[GIVEN RECORDS]
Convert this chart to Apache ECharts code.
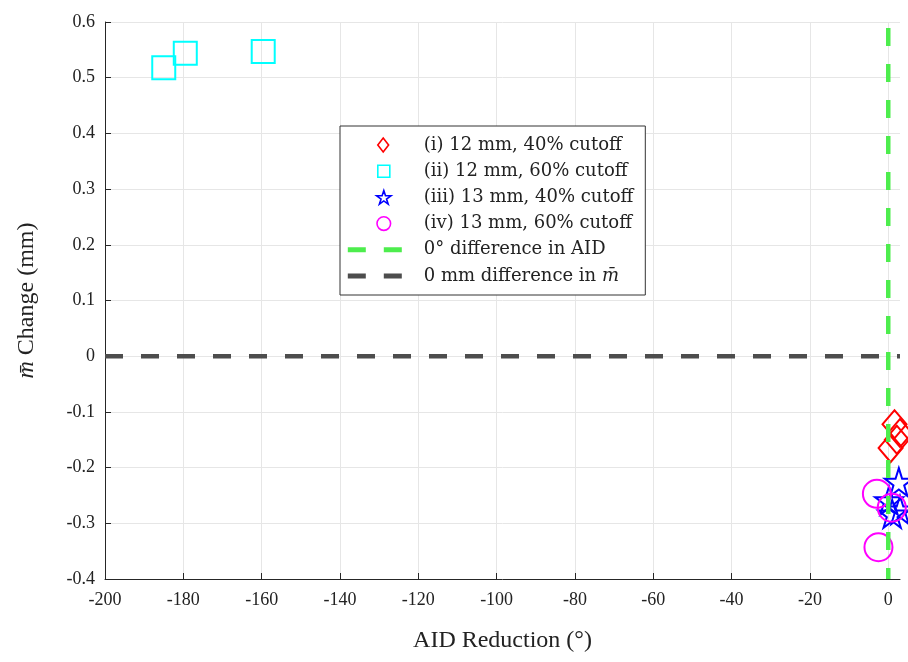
==
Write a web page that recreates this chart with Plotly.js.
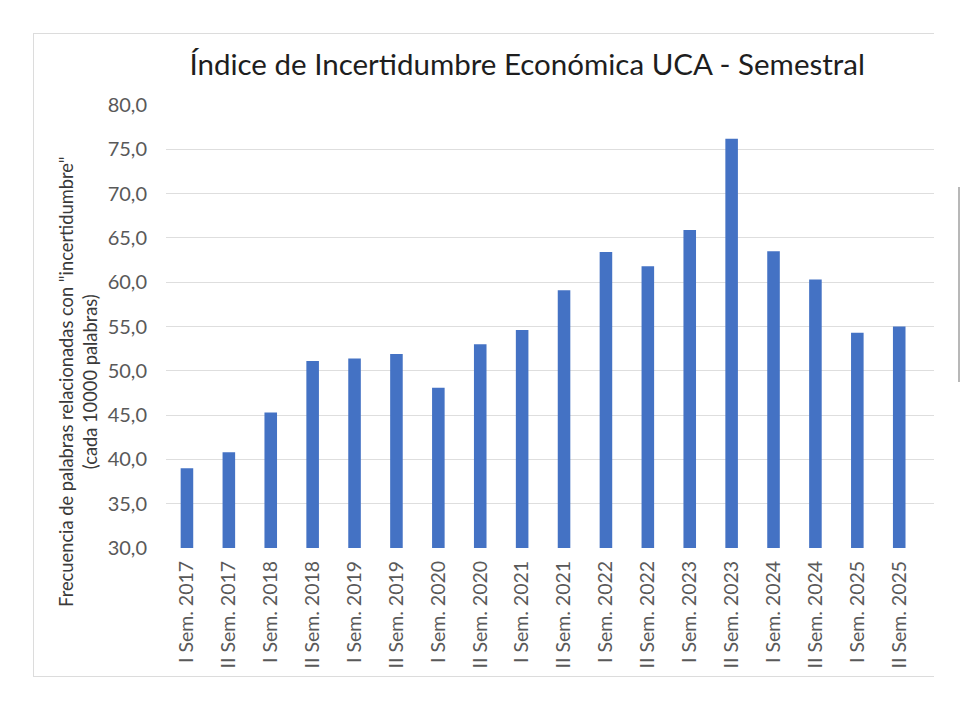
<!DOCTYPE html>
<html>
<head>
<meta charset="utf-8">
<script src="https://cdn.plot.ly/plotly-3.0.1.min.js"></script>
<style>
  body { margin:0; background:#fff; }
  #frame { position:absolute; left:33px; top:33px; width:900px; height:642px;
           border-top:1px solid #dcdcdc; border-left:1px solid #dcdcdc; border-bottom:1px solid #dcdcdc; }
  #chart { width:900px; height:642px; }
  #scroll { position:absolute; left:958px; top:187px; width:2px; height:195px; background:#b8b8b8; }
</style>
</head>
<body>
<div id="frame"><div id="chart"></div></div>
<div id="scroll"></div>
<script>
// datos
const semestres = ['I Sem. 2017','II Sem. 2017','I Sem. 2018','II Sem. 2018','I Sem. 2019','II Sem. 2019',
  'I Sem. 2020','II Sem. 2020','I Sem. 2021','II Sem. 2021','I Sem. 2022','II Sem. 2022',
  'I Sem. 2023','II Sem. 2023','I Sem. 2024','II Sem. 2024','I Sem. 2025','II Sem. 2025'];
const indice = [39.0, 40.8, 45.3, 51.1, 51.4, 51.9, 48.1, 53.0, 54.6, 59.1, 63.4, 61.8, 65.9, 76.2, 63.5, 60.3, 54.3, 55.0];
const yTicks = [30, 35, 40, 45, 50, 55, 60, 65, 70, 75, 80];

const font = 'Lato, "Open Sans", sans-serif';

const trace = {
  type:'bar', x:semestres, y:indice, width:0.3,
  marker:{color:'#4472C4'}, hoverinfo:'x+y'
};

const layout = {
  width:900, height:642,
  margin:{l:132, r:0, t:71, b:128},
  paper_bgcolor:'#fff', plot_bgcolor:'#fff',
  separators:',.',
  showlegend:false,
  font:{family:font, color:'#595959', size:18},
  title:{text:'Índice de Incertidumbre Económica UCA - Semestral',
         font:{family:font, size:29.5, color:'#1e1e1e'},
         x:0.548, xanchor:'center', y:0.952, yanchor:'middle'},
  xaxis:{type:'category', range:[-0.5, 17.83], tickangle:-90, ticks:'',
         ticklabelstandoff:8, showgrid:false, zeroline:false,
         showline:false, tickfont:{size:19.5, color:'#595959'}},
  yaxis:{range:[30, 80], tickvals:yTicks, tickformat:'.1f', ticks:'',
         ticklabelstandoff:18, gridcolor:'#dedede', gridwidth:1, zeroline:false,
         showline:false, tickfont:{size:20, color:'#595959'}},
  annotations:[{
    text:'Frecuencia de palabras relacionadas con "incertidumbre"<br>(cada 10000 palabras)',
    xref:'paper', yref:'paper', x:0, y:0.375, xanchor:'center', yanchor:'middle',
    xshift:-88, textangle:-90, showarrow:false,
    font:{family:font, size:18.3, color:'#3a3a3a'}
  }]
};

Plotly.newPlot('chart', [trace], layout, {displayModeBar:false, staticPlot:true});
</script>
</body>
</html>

[GIVEN INSTRUCTION]
List every line in the records above that contains the word "chart".

[FULL ANSWER]
Convert this chart to Apache ECharts code.
Write a web page that recreates this chart with Plotly.js.
  #chart { width:900px; height:642px; }
<div id="frame"><div id="chart"></div></div>
Plotly.newPlot('chart', [trace], layout, {displayModeBar:false, staticPlot:true});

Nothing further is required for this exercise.